Se os primeiros imigrantes tinham, em muitos casos, pouca escolarização e poucas oportunidades para registar as suas vivências, hoje há uma nova geração de autores luso-canadianos a recuperar e reinterpretar essas memórias, muitas vezes em inglês, língua dominante no país e mais acessível às novas gerações. Para Melo, essa transição linguística é inevitável, mas também estratégica: “A literatura pode contribuir para preservar a identidade cultural e linguística das comunidades portuguesas no estrangeiro pela escrita das nossas estórias pessoais e coletiva. Esta escrita vai ter que ser redigida não só em português, mas especialmente em inglês porque os interessados em conhecer-nos não leem português. Infelizmente, muitos lusodescendentes não conseguem fazer uma leitura em português.”
Num tempo em que as identidades são cada vez mais múltiplas e fragmentadas, a literatura torna-se um lugar de reconciliação: entre o passado e o presente, entre o país de origem e o país de acolhimento, entre avós que viveram a travessia e netos que crescem num mundo diferente. Emanuel Melo acredita que contar essas histórias pode ajudar a aproximar gerações. “O livro que escrevi (em inglês) e que está inédito é uma obra que acho que poderá ajudar nesta questão porque escrevi um romance sobre um personagem que precisamente mostra as questões e desafios que muitos emigrantes partilham.”

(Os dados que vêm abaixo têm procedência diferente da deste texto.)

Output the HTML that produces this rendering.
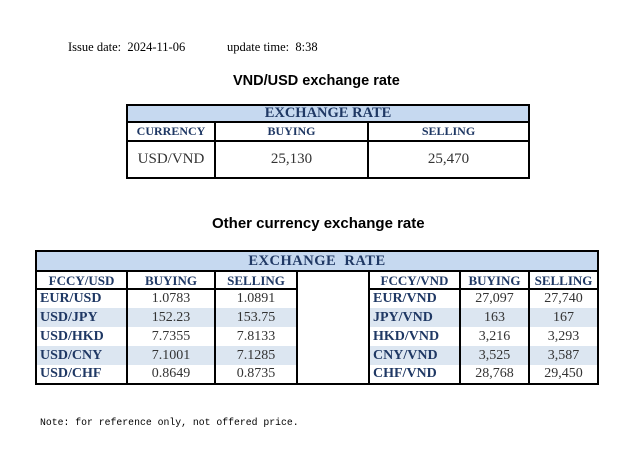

Ainda assim, publicar continua a ser um desafio. Emanuel Melo enfrenta, como tantos outros escritores emergentes, as barreiras de um mercado editorial competitivo e pouco aberto a vozes periféricas. “A divulgação da escrita é sempre uma preocupação para escritores como eu”, admite. “Tenho vários contos publicados em revistas online e em antologias, mas ainda não consegui achar uma editora que estivesse interessada no livro/romance que escrevi em inglês.” Perante esse bloqueio, pondera a auto-publicação, um caminho que tem dado frutos a outros autores da diáspora, como Devin Meireles, que publicou The Portuguese Immigrant (Atlantic Heritage Story) com sucesso. Mas o apoio institucional, que poderia ajudar a desbloquear muitos destes obstáculos, parece, para já, inexistente. “Se existe, não sei. Acho que não existe apoio suficiente e não sei donde viria este apoio. Seria do governo canadiano ou de Portugal ou de alguma outra instituição? É uma boa pergunta sobre a qual eu também gostaria de saber a resposta.”
Apesar disso, Emanuel Melo continua a acreditar no poder transformador da literatura. As suas histórias, muitas delas disponíveis no seu site pessoal (https://thetorzorean.com), refletem as complexidades da experiência luso-canadiana: o sentimento de desenraizamento, a procura de pertença, os conflitos identitários vividos por quem cresce entre duas culturas. “Acima de tudo, estes livros têm de ser em inglês porque a maioria dos lusodescendentes não pode ler na língua dos antepassados, que já faz parte da sua ancestralidade e não do seu dia-a-dia.”
É nesse cruzamento entre herança e presente que a literatura pode realmente fazer a diferença. Ler sobre os nossos pais, os nossos avós, sobre a vizinha que deixou os Açores nos anos 50 ou o jovem de Toronto que tenta descobrir o que significa ser português hoje — tudo isso contribui para formar uma narrativa coletiva que fortalece o sentimento de pertença.
Num mundo onde a dispersão e o esquecimento ameaçam constantemente a memória das comunidades imigrantes, escrever é um ato de resistência. E também de esperança. “Talvez algum dia consiga publicar o meu livro”, diz Melo. “E seria uma grande alegria para mim ter contribuído de alguma forma para fortalecer o sentido de pertença que se encontra no que escrevi.”
Até lá, as suas palavras continuam disponíveis para quem quiser escutá-las — e reencontrar nelas um pedaço da sua própria história.